The advantage of gear wheels is that they don't cause radial load on the axles which is more or less the case with geared timing belts, although that is not a such very serious effect.
Next time and in other circumstances I will have a plea for geared timing belts again I suppose.
MK2 version with geared timing belt instead of gears.
Because at one point one of the gears broke down I replaced the gears later with a geared timing belt. In hindsight it is still a better system which is more flexible and noiseless. The engine now looks as shown in the pictures below:
I also made the drawing plans for this MK2 version; click here for a request.
The spark ignition.
The typical characteristics of this concept.
Also here I used the mini spark igniter system with the "Blokker circuit"' that I build in the wooden base completely this time.
I could not make the spark plug on top of the cylinder head as usual because here the rotary valve is in the way. So I made the spark pug on the side face of the cylinder head with a perpendicular bore in the cylinder head to allow the spark making atmospheric contact with the compressed gas mix in the cylinder. I did not do this before, but it appeared not to be any problem.

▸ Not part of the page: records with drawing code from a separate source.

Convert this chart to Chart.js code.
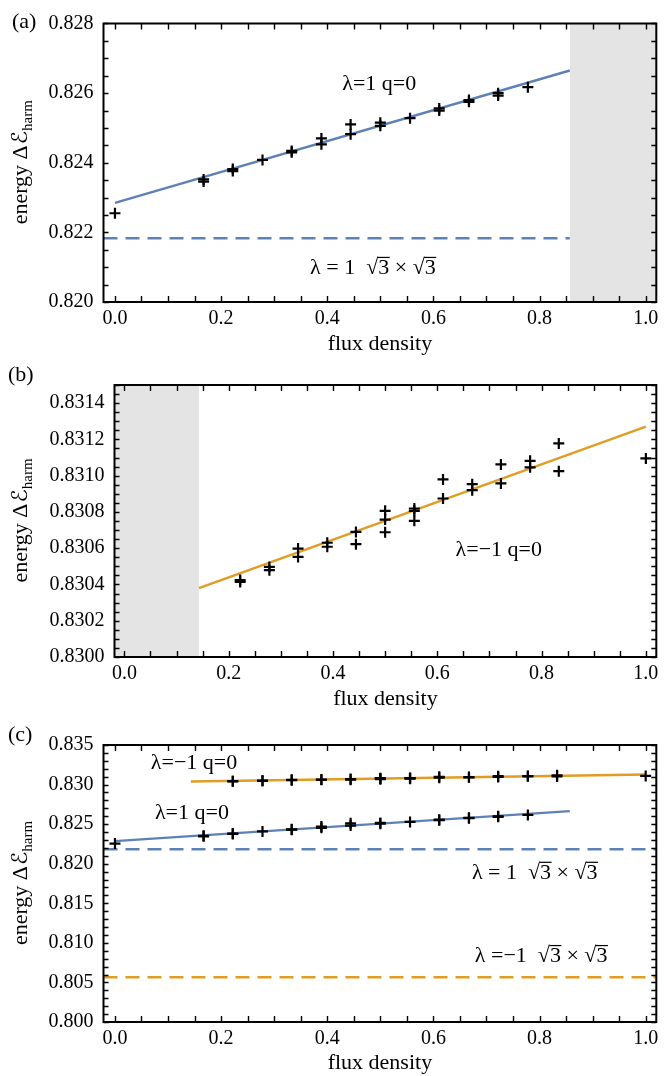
<!DOCTYPE html>
<html>
<head>
<meta charset="utf-8">
<title>energy vs flux density</title>
<script src="https://cdn.jsdelivr.net/npm/chart.js@4.4.1/dist/chart.umd.min.js"></script>
<style>
  html, body { margin: 0; padding: 0; background: #fff; }
  body { position: relative; width: 664px; height: 1076px; overflow: hidden; }
  canvas { position: absolute; left: 0; }
</style>
</head>
<body>
<canvas id="panelA" width="664" height="360" style="top:0px"></canvas>
<canvas id="panelB" width="664" height="355" style="top:360px"></canvas>
<canvas id="panelC" width="664" height="356" style="top:720px"></canvas>
<script>
// --- data ---
const xTicks = [0.0, 0.2, 0.4, 0.6, 0.8, 1.0];

// lambda = 1, q = 0 (blue)
const fluxA = [0.000, 0.167, 0.167, 0.222, 0.222, 0.278, 0.333, 0.333, 0.389, 0.389, 0.444,
               0.444, 0.500, 0.500, 0.556, 0.611, 0.611, 0.667, 0.667, 0.722, 0.722, 0.778];
const energyA = [0.82255, 0.82352, 0.82346, 0.82382, 0.82376, 0.82408, 0.82434, 0.82430, 0.82470, 0.82453, 0.82510,
                 0.82482, 0.82515, 0.82506, 0.82528, 0.82556, 0.82550, 0.82580, 0.82575, 0.82600, 0.82593, 0.82617];
const fitFluxA = [0.000, 0.857];
const fitEnergyA = [0.82285, 0.82665];
const refEnergyA = 0.82183;   // lambda = 1, sqrt3 x sqrt3

// lambda = -1, q = 0 (orange)
const fluxB = [0.222, 0.222, 0.278, 0.278, 0.333, 0.333, 0.389, 0.389, 0.444, 0.444, 0.500, 0.500, 0.500, 0.556,
               0.556, 0.556, 0.611, 0.611, 0.667, 0.667, 0.722, 0.722, 0.778, 0.778, 0.833, 0.833, 1.000];
const energyB = [0.830424, 0.830414, 0.830497, 0.830479, 0.830598, 0.830552, 0.830630, 0.830608, 0.830690,
                 0.830622, 0.830806, 0.830758, 0.830688, 0.830819, 0.830806, 0.830751, 0.830979, 0.830874,
                 0.830953, 0.830920, 0.831062, 0.830957, 0.831082, 0.831046, 0.831178, 0.831025, 0.831095];
const fitFluxB = [0.143, 1.000];
const fitEnergyB = [0.83038, 0.83127];
const refEnergyB = 0.80566;   // lambda = -1, sqrt3 x sqrt3

const shadeA = [0.857, 1.02];
const shadeB = [-0.02, 0.143];

const yTicksA = [0.820, 0.822, 0.824, 0.826, 0.828];
const yTicksB = [0.8300, 0.8302, 0.8304, 0.8306, 0.8308, 0.8310, 0.8312, 0.8314];
const yTicksC = [0.800, 0.805, 0.810, 0.815, 0.820, 0.825, 0.830, 0.835];

const BLUE = '#5e81b5';
const ORANGE = '#e19c24';
const SERIF = '"Liberation Serif", "Times New Roman", serif';

// --- helpers ---
const pts = (xs, ys) => xs.map((v, i) => ({ x: v, y: ys[i] }));

function marks(xs, ys) {
  return { data: pts(xs, ys), showLine: false, pointStyle: 'cross', pointRadius: 5.5,
           pointBorderWidth: 2.2, pointBorderColor: '#000', borderColor: '#000' };
}
function line(xs, ys, color, dash) {
  return { data: pts(xs, ys), showLine: true, borderColor: color, borderWidth: 2.4,
           borderDash: dash || [], pointRadius: 0, fill: false };
}
function shade(xs, top) {
  return { data: xs.map(v => ({ x: v, y: top })), showLine: true, borderWidth: 0,
           borderColor: 'rgba(0,0,0,0)', backgroundColor: '#e4e4e4', fill: 'start', pointRadius: 0 };
}

// text with radicals: the glyph after a √ gets an overline
function drawNote(ctx, cx, cy, text) {
  ctx.font = '22px ' + SERIF;
  ctx.textBaseline = 'alphabetic';
  ctx.textAlign = 'left';
  const w = ctx.measureText(text).width;
  let px = cx - w / 2;
  const base = cy + 7;
  let rad = false;
  for (const ch of text) {
    const cw = ctx.measureText(ch).width;
    ctx.fillText(ch, px, base);
    if (rad) ctx.fillRect(px - 0.5, base - 17, cw + 1, 1.2);
    rad = ch === '√';
    px += cw;
  }
}

function minorValues(min, max, step) {
  const out = [];
  for (let k = Math.ceil(min / step - 1e-6); k * step <= max + step * 1e-6; k++) out.push(k * step);
  return out;
}

const deco = {
  id: 'deco',
  afterDraw(chart, args, o) {
    const { ctx, chartArea: a } = chart;
    const x = chart.scales.x, y = chart.scales.y;
    ctx.save();
    ctx.strokeStyle = '#000';
    ctx.fillStyle = '#000';
    ctx.lineWidth = 1.4;
    ctx.beginPath();
    minorValues(x.min, x.max, o.xMinor).forEach(v => {
      const p = Math.round(x.getPixelForValue(v)) + 0.5;
      ctx.moveTo(p, a.bottom); ctx.lineTo(p, a.bottom - 6);
      ctx.moveTo(p, a.top); ctx.lineTo(p, a.top + 6);
    });
    minorValues(y.min, y.max, o.yMinor).forEach(v => {
      const p = Math.round(y.getPixelForValue(v)) + 0.5;
      ctx.moveTo(a.left, p); ctx.lineTo(a.left + 5, p);
      ctx.moveTo(a.right, p); ctx.lineTo(a.right - 5, p);
    });
    ctx.stroke();
    ctx.lineWidth = 2;
    ctx.strokeRect(a.left, a.top, a.right - a.left, a.bottom - a.top);

    (o.notes || []).forEach(n => drawNote(ctx, x.getPixelForValue(n.x), y.getPixelForValue(n.y), n.text));

    // panel tag
    ctx.font = '22px ' + SERIF;
    ctx.textAlign = 'left';
    ctx.textBaseline = 'alphabetic';
    ctx.fillText(o.tag, o.tagX, o.tagY);

    // y title: energy ΔE_harm
    ctx.translate(27, (a.top + a.bottom) / 2);
    ctx.rotate(-Math.PI / 2);
    const pre = 'energy Δ', scr = 'ℰ', sub = 'harm';
    const fMain = '22px ' + SERIF, fScr = 'italic 22px "DejaVu Sans", "Noto Sans"', fSub = '15px ' + SERIF;
    ctx.font = fMain; const w1 = ctx.measureText(pre).width;
    ctx.font = fScr; const w2 = ctx.measureText(scr).width;
    ctx.font = fSub; const w3 = ctx.measureText(sub).width;
    const start = -(w1 + w2 + w3) / 2;
    ctx.font = fMain; ctx.fillText(pre, start, 0);
    ctx.font = fScr; ctx.fillText(scr, start + w1 + 1, 0);
    ctx.font = fSub; ctx.fillText(sub, start + w1 + w2 + 1, 5);
    ctx.restore();
  }
};

function makePanel(id, c) {
  return new Chart(document.getElementById(id), {
    type: 'scatter',
    data: { datasets: c.datasets },
    options: {
      responsive: false,
      animation: false,
      events: [],
      layout: { padding: { top: c.padTop, right: 6, left: 0, bottom: 0 } },
      plugins: {
        legend: { display: false },
        tooltip: { enabled: false },
        deco: { xMinor: 0.05, yMinor: c.yMinor, tag: c.tag, tagX: c.tagX, tagY: c.tagY, notes: c.notes }
      },
      scales: {
        x: {
          type: 'linear', min: c.xRange[0], max: c.xRange[1],
          afterBuildTicks: s => { s.ticks = xTicks.map(v => ({ value: v })); },
          afterFit: s => { s.height = c.xAxisHeight; },
          grid: { display: false, drawTicks: false },
          border: { display: false },
          ticks: { callback: v => v.toFixed(1), color: '#000', font: { family: SERIF, size: 20 },
                   padding: 5, maxRotation: 0, autoSkip: false },
          title: { display: true, text: 'flux density', color: '#000',
                   font: { family: SERIF, size: 22, lineHeight: 1.2 },
                   padding: { top: 0, bottom: c.titlePad } }
        },
        y: {
          type: 'linear', min: c.yRange[0], max: c.yRange[1],
          afterBuildTicks: s => { s.ticks = c.yTicks.map(v => ({ value: v })); },
          afterFit: s => { s.width = c.yAxisWidth; },
          grid: { display: false, drawTicks: false },
          border: { display: false },
          ticks: { callback: v => v.toFixed(c.digits), color: '#000', font: { family: SERIF, size: 20 },
                   padding: 10, autoSkip: false }
        }
      }
    },
    plugins: [deco]
  });
}

makePanel('panelA', {
  padTop: 23.5, xAxisHeight: 58, titlePad: 2.8, yAxisWidth: 103.5,
  xRange: [-0.0216, 1.02], yRange: [0.820, 0.828], yTicks: yTicksA, digits: 3, yMinor: 0.0005,
  tag: '(a)', tagX: 12, tagY: 28,
  notes: [
    { text: 'λ=1 q=0', x: 0.498, y: 0.82628 },
    { text: 'λ = 1  √3 × √3', x: 0.486, y: 0.82101 }
  ],
  datasets: [
    marks(fluxA, energyA),
    line(fitFluxA, fitEnergyA, BLUE),
    line([-0.0216, shadeA[0]], [refEnergyA, refEnergyA], BLUE, [14, 8]),
    shade(shadeA, 0.828)
  ]
});

makePanel('panelB', {
  padTop: 25, xAxisHeight: 58, titlePad: 2.8, yAxisWidth: 114.5,
  xRange: [-0.019, 1.02], yRange: [0.8300, 0.8315], yTicks: yTicksB, digits: 4, yMinor: 0.00005,
  tag: '(b)', tagX: 8, tagY: 21,
  notes: [
    { text: 'λ=−1 q=0', x: 0.718, y: 0.830598 }
  ],
  datasets: [
    marks(fluxB, energyB),
    line(fitFluxB, fitEnergyB, ORANGE),
    shade(shadeB, 0.8315)
  ]
});

makePanel('panelC', {
  padTop: 25, xAxisHeight: 54, titlePad: 0, yAxisWidth: 103.5,
  xRange: [-0.0216, 1.02], yRange: [0.800, 0.835], yTicks: yTicksC, digits: 3, yMinor: 0.001,
  tag: '(c)', tagX: 8, tagY: 21,
  notes: [
    { text: 'λ=−1 q=0', x: 0.149, y: 0.83289 },
    { text: 'λ=1 q=0', x: 0.145, y: 0.82657 },
    { text: 'λ = 1  √3 × √3', x: 0.791, y: 0.81899 },
    { text: 'λ =−1  √3 × √3', x: 0.803, y: 0.80847 }
  ],
  datasets: [
    marks(fluxB, energyB),
    marks(fluxA, energyA),
    line(fitFluxB, fitEnergyB, ORANGE),
    line(fitFluxA, fitEnergyA, BLUE),
    line([-0.0216, 1.02], [refEnergyA, refEnergyA], BLUE, [14, 8]),
    line([-0.0216, 1.02], [refEnergyB, refEnergyB], ORANGE, [14, 8])
  ]
});
</script>
</body>
</html>
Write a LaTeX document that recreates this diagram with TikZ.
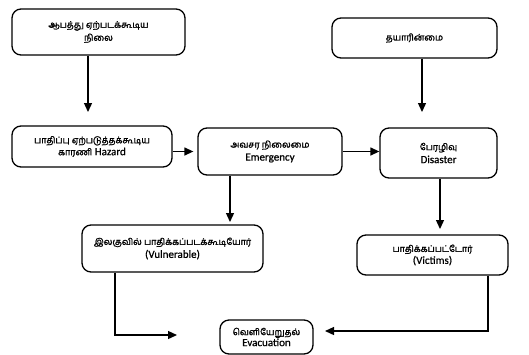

Maybe this little engine looks somewhat dull but that often is a consequence of making things extremely simple. I admit that 4-stroke model engines with all classic elements on it are much more eye-catching, but I can't make that works of art or maybe I don't want to do that. It is a matter of skills, possibilities, style and choice. But the appearances of simplicity can be deceptive sometimes and, if you allow me, that could be the case here for the real fancier or for a attentive spectator. How often will you see a 4-stroke engine that:
1.Has a glass cylinder through what you can see the combustion fires and in what a graphite piston is running with neglect able friction and leakages without a piston ring and any lubrication;
2. Don't have poppet valves with their rather complex driving mechanisms of springs, tumblers, valve pushers and cam discs;
3. Has a process adjustment that is implicit anchored in the hole pattern in the rotary valve mandrel and that never can cannot drift or fluctuate any more;
4. Has no systems for forced cooling or lubrication;
5. Has a miniature spark igniter that easily can be self made
from a circuit in a very cheap gas lighter;
6. Has a carburetor consisting of a tank with simple arrangements for the air regulation and with what no problems occur with respect to choking, flooding the engine, rooting or wetting the spark plug;
7. Have a childish simple external crank shaft without any accurate grinding work and with no need for a crank case;
8. Can be made with standard lathing and milling work from also standard materials.
As with all my little engines there are limitations of course: don't try to pull a cow out of a ditch and/or let them run constantly for a very long time. It are friendly little things that must be treated friendly, meant to run for 5 to 10 minutes max. which is more than enough for a successful demonstration according to my experience.
The plans for this Mk1 or Mk2 engines are available for everyone interested; click here for a request.
Alternative for the glass cylinder
If one cannot obtain this very special glass (not unlikely) and/or graphite one can make the cylinder from bronze and the piston from cast iron. Well made (fairly leak free and with low friction) the engine will run also. The only difference will be that the combustion fires will not be visible; pity of course, but the rest of the engine and the performance is the same.